Rite Aid Corp posted its 10th straight quarterly loss as customers cut back on discretionary purchases and the drug store chain worked on refreshing its stores to reignite sales growth.

The company's net loss was $83.9 million, or 10 cents per share, in the fiscal third quarter ended on November 28, narrower than the loss of $243.1 million, or 30 cents per share, a year earlier.

The company credited cost cuts and tighter inventory control.

Analysts expected a loss of 18 cents a share, and sales of $6.38 billion, according to Thomson Reuters I/B/E/S.

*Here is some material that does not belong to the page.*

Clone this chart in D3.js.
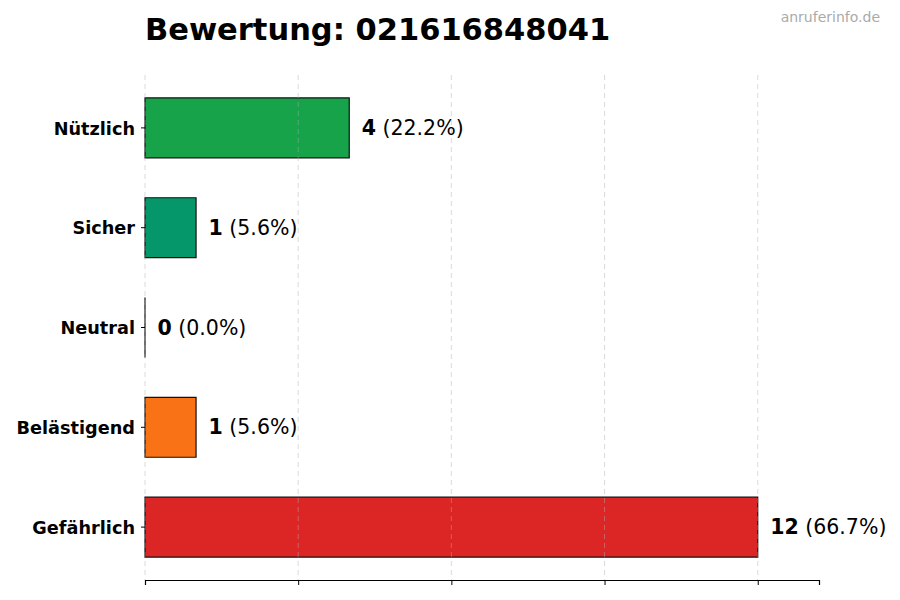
<!DOCTYPE html>
<html>
<head>
<meta charset="utf-8">
<script src="https://cdn.jsdelivr.net/npm/d3@7"></script>
<style>
  body { margin: 0; background: #fff; }
  svg { font-family: "DejaVu Sans", sans-serif; }
</style>
</head>
<body>
<div id="chart"></div>
<script>
// chart data
const categories = ["Nützlich", "Sicher", "Neutral", "Belästigend", "Gefährlich"];
const counts = [4, 1, 0, 1, 12];
const percents = ["22.2%", "5.6%", "0.0%", "5.6%", "66.7%"];
const colors = ["#16a34a", "#059669", "#9ca3af", "#f97316", "#dc2626"];
const xTicks = [0, 3, 6, 9, 12];

const width = 900;
const height = 600;
const margin = { top: 75, right: 81, bottom: 20, left: 145 };

const data = categories.map((c, i) => ({ cat: c, value: counts[i], pct: percents[i], color: colors[i] }));

const svg = d3.select("#chart")
  .append("svg")
  .attr("width", width)
  .attr("height", height);

const x = d3.scaleLinear()
  .domain([0, d3.max(counts) * 1.1])
  .range([margin.left, width - margin.right]);

const y = d3.scaleBand()
  .domain(categories)
  .range([margin.top, height - margin.bottom])
  .paddingInner(0.4)
  .paddingOuter(0.23);

// bars as paths so a zero value still shows its edge
svg.selectAll("path.bar")
  .data(data)
  .enter()
  .append("path")
  .attr("class", "bar")
  .attr("d", (d) => {
    const p = d3.path();
    p.rect(x(0), y(d.cat), x(d.value) - x(0), y.bandwidth());
    return p.toString();
  })
  .attr("fill", (d) => d.color)
  .attr("stroke", "#111")
  .attr("stroke-width", 1.2);

// grid lines on top, light and dashed
svg.selectAll("line.grid")
  .data(xTicks)
  .enter()
  .append("line")
  .attr("class", "grid")
  .attr("x1", (d) => x(d))
  .attr("x2", (d) => x(d))
  .attr("y1", margin.top)
  .attr("y2", height - margin.bottom)
  .attr("stroke", "#b0b0b0")
  .attr("stroke-opacity", 0.45)
  .attr("stroke-dasharray", "5,4");

// bottom axis, ticks only
const xAxis = svg.append("g")
  .attr("transform", `translate(0,${height - margin.bottom})`)
  .call(d3.axisBottom(x).tickValues(xTicks).tickFormat("").tickSizeOuter(0).tickSize(5));
xAxis.select(".domain").attr("stroke", "#000").attr("stroke-width", 1.2);
xAxis.selectAll(".tick line").attr("stroke", "#000");

// left axis, labels + ticks, no spine
const yAxis = svg.append("g")
  .attr("transform", `translate(${margin.left},0)`)
  .call(d3.axisLeft(y).tickSize(4).tickPadding(6));
yAxis.select(".domain").remove();
yAxis.selectAll(".tick line").attr("stroke", "#000");
yAxis.selectAll(".tick text")
  .attr("font-family", "DejaVu Sans")
  .attr("font-size", 17.7)
  .attr("font-weight", "bold")
  .attr("dy", "0.38em")
  .attr("fill", "#000");

// value labels
const labels = svg.selectAll("text.val")
  .data(data)
  .enter()
  .append("text")
  .attr("class", "val")
  .attr("x", (d) => x(d.value) + 12.5)
  .attr("y", (d) => y(d.cat) + y.bandwidth() / 2)
  .attr("dy", "0.35em")
  .attr("font-size", 20.5)
  .attr("fill", "#000");
labels.append("tspan").attr("font-weight", "bold").text((d) => d.value);
labels.append("tspan").text((d) => ` (${d.pct})`);

// title
svg.append("text")
  .attr("x", margin.left)
  .attr("y", 40)
  .attr("font-size", 30.5)
  .attr("font-weight", "bold")
  .attr("fill", "#000")
  .text("Bewertung: 021616848041");

// watermark
svg.append("text")
  .attr("x", 880)
  .attr("y", 22)
  .attr("text-anchor", "end")
  .attr("font-size", 14)
  .attr("fill", "#aaa")
  .text("anruferinfo.de");
</script>
</body>
</html>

Rite Aid's quarterly sales fell 1.8 percent to $6.35 billion. Sales at stores open at least a year fell 0.5 percent in the quarter.

For the full fiscal year, the company said it expects sales of between $25.6 billion to $25.9 billion.

Rite Aid also said it expected a fiscal year loss of between $0.50 and $0.66 a share, compared with the loss of 48 cents to 74 cents a share it forecast in September. At that time, it said fiscal-year sales should fall to $25.7 billion to $26.2 billion, with same-store sales in a range of down 1 percent to up 1 percent.

Rite Aid operates most of its stores on the East and West U.S. coasts and trails Walgreen Co and CVS Caremark Corp in sales, number of locations and market share.